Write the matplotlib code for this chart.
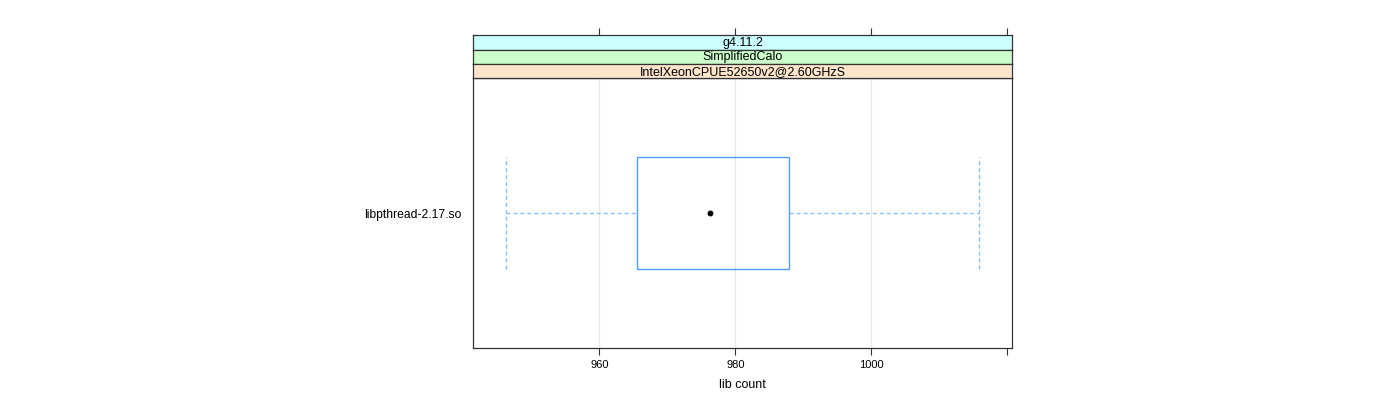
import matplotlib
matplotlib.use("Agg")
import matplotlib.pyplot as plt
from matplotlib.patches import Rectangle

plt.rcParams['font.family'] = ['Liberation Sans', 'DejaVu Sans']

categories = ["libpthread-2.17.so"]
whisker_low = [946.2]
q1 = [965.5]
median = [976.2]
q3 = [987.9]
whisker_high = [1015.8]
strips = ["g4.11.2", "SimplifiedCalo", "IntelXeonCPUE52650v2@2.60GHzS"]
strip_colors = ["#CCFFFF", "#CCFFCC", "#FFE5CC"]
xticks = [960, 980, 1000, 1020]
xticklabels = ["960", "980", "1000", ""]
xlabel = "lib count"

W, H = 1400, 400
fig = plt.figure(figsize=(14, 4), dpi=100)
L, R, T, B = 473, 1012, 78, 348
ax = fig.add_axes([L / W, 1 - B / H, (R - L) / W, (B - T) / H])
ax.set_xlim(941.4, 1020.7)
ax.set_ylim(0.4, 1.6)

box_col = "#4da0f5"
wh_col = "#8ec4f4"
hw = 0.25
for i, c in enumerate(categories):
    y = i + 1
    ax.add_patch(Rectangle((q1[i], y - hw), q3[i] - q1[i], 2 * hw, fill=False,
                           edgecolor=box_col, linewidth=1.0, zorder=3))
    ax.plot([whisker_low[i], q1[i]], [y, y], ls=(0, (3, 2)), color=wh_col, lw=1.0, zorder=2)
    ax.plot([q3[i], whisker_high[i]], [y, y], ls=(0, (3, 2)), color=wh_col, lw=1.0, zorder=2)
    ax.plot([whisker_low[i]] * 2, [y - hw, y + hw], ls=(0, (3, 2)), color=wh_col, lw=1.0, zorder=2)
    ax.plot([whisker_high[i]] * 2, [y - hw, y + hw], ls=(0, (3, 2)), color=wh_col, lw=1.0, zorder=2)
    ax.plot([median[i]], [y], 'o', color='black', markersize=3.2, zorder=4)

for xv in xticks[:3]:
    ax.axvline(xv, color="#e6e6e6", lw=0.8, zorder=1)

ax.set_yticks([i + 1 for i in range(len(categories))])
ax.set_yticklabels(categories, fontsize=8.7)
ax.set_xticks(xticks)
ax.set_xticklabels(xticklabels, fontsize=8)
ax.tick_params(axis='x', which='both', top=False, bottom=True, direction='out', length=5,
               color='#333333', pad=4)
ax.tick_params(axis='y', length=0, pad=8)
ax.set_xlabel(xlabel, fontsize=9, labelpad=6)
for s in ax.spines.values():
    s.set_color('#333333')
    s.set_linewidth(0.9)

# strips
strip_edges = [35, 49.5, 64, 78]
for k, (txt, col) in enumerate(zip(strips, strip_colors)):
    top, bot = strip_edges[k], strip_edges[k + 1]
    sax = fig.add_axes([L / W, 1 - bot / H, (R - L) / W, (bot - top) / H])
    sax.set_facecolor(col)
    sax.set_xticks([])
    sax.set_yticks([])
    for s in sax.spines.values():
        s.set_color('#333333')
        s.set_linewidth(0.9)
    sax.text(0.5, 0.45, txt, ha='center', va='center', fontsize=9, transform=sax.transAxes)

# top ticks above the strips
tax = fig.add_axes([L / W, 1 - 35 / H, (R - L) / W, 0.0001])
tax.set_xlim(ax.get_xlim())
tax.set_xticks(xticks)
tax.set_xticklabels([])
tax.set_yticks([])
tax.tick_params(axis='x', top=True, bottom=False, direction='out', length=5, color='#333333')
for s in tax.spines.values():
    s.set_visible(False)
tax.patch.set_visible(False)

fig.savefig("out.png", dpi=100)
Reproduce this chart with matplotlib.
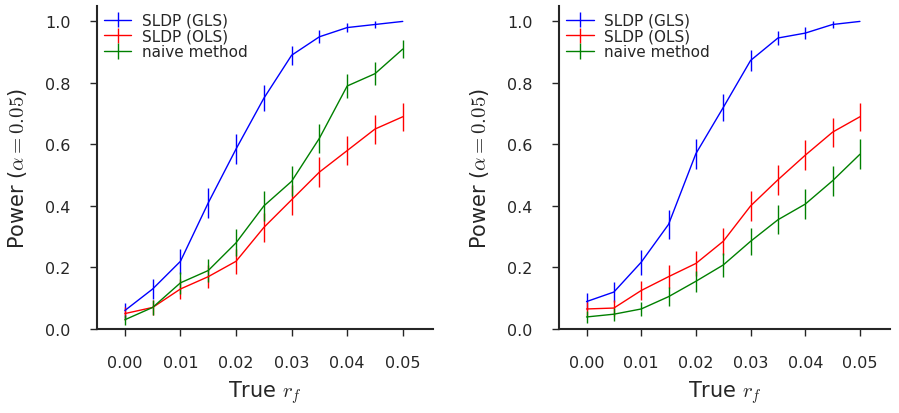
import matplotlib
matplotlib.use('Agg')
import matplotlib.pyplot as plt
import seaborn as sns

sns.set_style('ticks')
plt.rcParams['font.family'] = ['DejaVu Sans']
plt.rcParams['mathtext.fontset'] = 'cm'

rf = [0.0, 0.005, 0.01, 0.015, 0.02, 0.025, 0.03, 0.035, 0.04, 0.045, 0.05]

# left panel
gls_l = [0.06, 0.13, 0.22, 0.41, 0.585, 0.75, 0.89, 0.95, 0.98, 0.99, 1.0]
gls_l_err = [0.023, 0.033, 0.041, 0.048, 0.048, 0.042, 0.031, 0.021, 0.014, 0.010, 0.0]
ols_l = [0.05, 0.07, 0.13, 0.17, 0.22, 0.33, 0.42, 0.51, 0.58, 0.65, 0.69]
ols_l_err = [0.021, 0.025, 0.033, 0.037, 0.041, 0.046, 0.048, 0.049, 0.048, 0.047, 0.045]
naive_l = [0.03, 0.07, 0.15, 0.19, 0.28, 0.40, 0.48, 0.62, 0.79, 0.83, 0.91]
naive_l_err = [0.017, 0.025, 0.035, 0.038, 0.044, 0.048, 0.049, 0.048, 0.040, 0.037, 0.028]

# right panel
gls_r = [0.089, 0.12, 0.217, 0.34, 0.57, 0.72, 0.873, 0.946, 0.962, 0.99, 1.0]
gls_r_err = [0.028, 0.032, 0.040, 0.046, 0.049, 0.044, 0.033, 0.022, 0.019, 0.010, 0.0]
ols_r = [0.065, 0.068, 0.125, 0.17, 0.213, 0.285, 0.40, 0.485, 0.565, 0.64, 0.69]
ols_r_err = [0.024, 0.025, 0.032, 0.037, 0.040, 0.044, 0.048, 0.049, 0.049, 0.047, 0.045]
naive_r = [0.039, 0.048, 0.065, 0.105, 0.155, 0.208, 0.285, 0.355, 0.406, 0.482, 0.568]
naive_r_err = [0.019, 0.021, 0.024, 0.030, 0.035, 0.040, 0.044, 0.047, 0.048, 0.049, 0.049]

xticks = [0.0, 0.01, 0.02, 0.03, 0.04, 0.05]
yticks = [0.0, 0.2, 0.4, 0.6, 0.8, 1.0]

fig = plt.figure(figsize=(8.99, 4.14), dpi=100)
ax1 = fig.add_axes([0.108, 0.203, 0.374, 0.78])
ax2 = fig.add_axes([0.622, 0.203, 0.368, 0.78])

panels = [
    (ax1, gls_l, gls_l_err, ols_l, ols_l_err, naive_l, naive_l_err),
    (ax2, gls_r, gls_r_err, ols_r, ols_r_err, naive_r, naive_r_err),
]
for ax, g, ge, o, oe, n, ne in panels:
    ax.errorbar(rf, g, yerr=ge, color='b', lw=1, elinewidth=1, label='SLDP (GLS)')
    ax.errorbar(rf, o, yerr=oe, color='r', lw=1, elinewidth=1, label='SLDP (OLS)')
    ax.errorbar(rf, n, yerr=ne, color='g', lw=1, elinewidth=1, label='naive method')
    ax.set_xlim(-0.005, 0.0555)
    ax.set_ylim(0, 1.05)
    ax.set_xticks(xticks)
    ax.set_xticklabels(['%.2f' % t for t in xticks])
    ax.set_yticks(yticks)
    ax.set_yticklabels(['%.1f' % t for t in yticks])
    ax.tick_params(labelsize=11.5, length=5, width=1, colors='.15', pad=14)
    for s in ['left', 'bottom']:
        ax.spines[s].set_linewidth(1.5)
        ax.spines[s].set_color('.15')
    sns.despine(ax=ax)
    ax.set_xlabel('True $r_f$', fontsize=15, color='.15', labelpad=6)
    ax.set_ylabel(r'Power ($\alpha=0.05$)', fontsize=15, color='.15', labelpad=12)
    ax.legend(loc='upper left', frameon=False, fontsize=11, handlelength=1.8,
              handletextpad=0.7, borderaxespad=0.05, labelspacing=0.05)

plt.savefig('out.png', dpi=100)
☆ ☆ ☆ ☆
• _GOAL_:
Without the pictures, write out every entry precisely as it appears.

• _RESULT OF THE EXERCISE_:
Write the matplotlib code for this chart.
import matplotlib
matplotlib.use("Agg")
import matplotlib.pyplot as plt
from matplotlib.patches import Rectangle

plt.rcParams['font.family'] = ['Liberation Sans', 'DejaVu Sans']

categories = ["libpthread-2.17.so"]
whisker_low = [946.2]
q1 = [965.5]
median = [976.2]
q3 = [987.9]
whisker_high = [1015.8]
strips = ["g4.11.2", "SimplifiedCalo", "IntelXeonCPUE52650v2@2.60GHzS"]
strip_colors = ["#CCFFFF", "#CCFFCC", "#FFE5CC"]
xticks = [960, 980, 1000, 1020]
xticklabels = ["960", "980", "1000", ""]
xlabel = "lib count"

W, H = 1400, 400
fig = plt.figure(figsize=(14, 4), dpi=100)
L, R, T, B = 473, 1012, 78, 348
ax = fig.add_axes([L / W, 1 - B / H, (R - L) / W, (B - T) / H])
ax.set_xlim(941.4, 1020.7)
ax.set_ylim(0.4, 1.6)

box_col = "#4da0f5"
wh_col = "#8ec4f4"
hw = 0.25
for i, c in enumerate(categories):
    y = i + 1
    ax.add_patch(Rectangle((q1[i], y - hw), q3[i] - q1[i], 2 * hw, fill=False,
                           edgecolor=box_col, linewidth=1.0, zorder=3))
    ax.plot([whisker_low[i], q1[i]], [y, y], ls=(0, (3, 2)), color=wh_col, lw=1.0, zorder=2)
    ax.plot([q3[i], whisker_high[i]], [y, y], ls=(0, (3, 2)), color=wh_col, lw=1.0, zorder=2)
    ax.plot([whisker_low[i]] * 2, [y - hw, y + hw], ls=(0, (3, 2)), color=wh_col, lw=1.0, zorder=2)
    ax.plot([whisker_high[i]] * 2, [y - hw, y + hw], ls=(0, (3, 2)), color=wh_col, lw=1.0, zorder=2)
    ax.plot([median[i]], [y], 'o', color='black', markersize=3.2, zorder=4)

for xv in xticks[:3]:
    ax.axvline(xv, color="#e6e6e6", lw=0.8, zorder=1)

ax.set_yticks([i + 1 for i in range(len(categories))])
ax.set_yticklabels(categories, fontsize=8.7)
ax.set_xticks(xticks)
ax.set_xticklabels(xticklabels, fontsize=8)
ax.tick_params(axis='x', which='both', top=False, bottom=True, direction='out', length=5,
               color='#333333', pad=4)
ax.tick_params(axis='y', length=0, pad=8)
ax.set_xlabel(xlabel, fontsize=9, labelpad=6)
for s in ax.spines.values():
    s.set_color('#333333')
    s.set_linewidth(0.9)

# strips
strip_edges = [35, 49.5, 64, 78]
for k, (txt, col) in enumerate(zip(strips, strip_colors)):
    top, bot = strip_edges[k], strip_edges[k + 1]
    sax = fig.add_axes([L / W, 1 - bot / H, (R - L) / W, (bot - top) / H])
    sax.set_facecolor(col)
    sax.set_xticks([])
    sax.set_yticks([])
    for s in sax.spines.values():
        s.set_color('#333333')
        s.set_linewidth(0.9)
    sax.text(0.5, 0.45, txt, ha='center', va='center', fontsize=9, transform=sax.transAxes)

# top ticks above the strips
tax = fig.add_axes([L / W, 1 - 35 / H, (R - L) / W, 0.0001])
tax.set_xlim(ax.get_xlim())
tax.set_xticks(xticks)
tax.set_xticklabels([])
tax.set_yticks([])
tax.tick_params(axis='x', top=True, bottom=False, direction='out', length=5, color='#333333')
for s in tax.spines.values():
    s.set_visible(False)
tax.patch.set_visible(False)

fig.savefig("out.png", dpi=100)
Reproduce this chart with matplotlib.
import matplotlib
matplotlib.use('Agg')
import matplotlib.pyplot as plt
import seaborn as sns

sns.set_style('ticks')
plt.rcParams['font.family'] = ['DejaVu Sans']
plt.rcParams['mathtext.fontset'] = 'cm'

rf = [0.0, 0.005, 0.01, 0.015, 0.02, 0.025, 0.03, 0.035, 0.04, 0.045, 0.05]

# left panel
gls_l = [0.06, 0.13, 0.22, 0.41, 0.585, 0.75, 0.89, 0.95, 0.98, 0.99, 1.0]
gls_l_err = [0.023, 0.033, 0.041, 0.048, 0.048, 0.042, 0.031, 0.021, 0.014, 0.010, 0.0]
ols_l = [0.05, 0.07, 0.13, 0.17, 0.22, 0.33, 0.42, 0.51, 0.58, 0.65, 0.69]
ols_l_err = [0.021, 0.025, 0.033, 0.037, 0.041, 0.046, 0.048, 0.049, 0.048, 0.047, 0.045]
naive_l = [0.03, 0.07, 0.15, 0.19, 0.28, 0.40, 0.48, 0.62, 0.79, 0.83, 0.91]
naive_l_err = [0.017, 0.025, 0.035, 0.038, 0.044, 0.048, 0.049, 0.048, 0.040, 0.037, 0.028]

# right panel
gls_r = [0.089, 0.12, 0.217, 0.34, 0.57, 0.72, 0.873, 0.946, 0.962, 0.99, 1.0]
gls_r_err = [0.028, 0.032, 0.040, 0.046, 0.049, 0.044, 0.033, 0.022, 0.019, 0.010, 0.0]
ols_r = [0.065, 0.068, 0.125, 0.17, 0.213, 0.285, 0.40, 0.485, 0.565, 0.64, 0.69]
ols_r_err = [0.024, 0.025, 0.032, 0.037, 0.040, 0.044, 0.048, 0.049, 0.049, 0.047, 0.045]
naive_r = [0.039, 0.048, 0.065, 0.105, 0.155, 0.208, 0.285, 0.355, 0.406, 0.482, 0.568]
naive_r_err = [0.019, 0.021, 0.024, 0.030, 0.035, 0.040, 0.044, 0.047, 0.048, 0.049, 0.049]

xticks = [0.0, 0.01, 0.02, 0.03, 0.04, 0.05]
yticks = [0.0, 0.2, 0.4, 0.6, 0.8, 1.0]

fig = plt.figure(figsize=(8.99, 4.14), dpi=100)
ax1 = fig.add_axes([0.108, 0.203, 0.374, 0.78])
ax2 = fig.add_axes([0.622, 0.203, 0.368, 0.78])

panels = [
    (ax1, gls_l, gls_l_err, ols_l, ols_l_err, naive_l, naive_l_err),
    (ax2, gls_r, gls_r_err, ols_r, ols_r_err, naive_r, naive_r_err),
]
for ax, g, ge, o, oe, n, ne in panels:
    ax.errorbar(rf, g, yerr=ge, color='b', lw=1, elinewidth=1, label='SLDP (GLS)')
    ax.errorbar(rf, o, yerr=oe, color='r', lw=1, elinewidth=1, label='SLDP (OLS)')
    ax.errorbar(rf, n, yerr=ne, color='g', lw=1, elinewidth=1, label='naive method')
    ax.set_xlim(-0.005, 0.0555)
    ax.set_ylim(0, 1.05)
    ax.set_xticks(xticks)
    ax.set_xticklabels(['%.2f' % t for t in xticks])
    ax.set_yticks(yticks)
    ax.set_yticklabels(['%.1f' % t for t in yticks])
    ax.tick_params(labelsize=11.5, length=5, width=1, colors='.15', pad=14)
    for s in ['left', 'bottom']:
        ax.spines[s].set_linewidth(1.5)
        ax.spines[s].set_color('.15')
    sns.despine(ax=ax)
    ax.set_xlabel('True $r_f$', fontsize=15, color='.15', labelpad=6)
    ax.set_ylabel(r'Power ($\alpha=0.05$)', fontsize=15, color='.15', labelpad=12)
    ax.legend(loc='upper left', frameon=False, fontsize=11, handlelength=1.8,
              handletextpad=0.7, borderaxespad=0.05, labelspacing=0.05)

plt.savefig('out.png', dpi=100)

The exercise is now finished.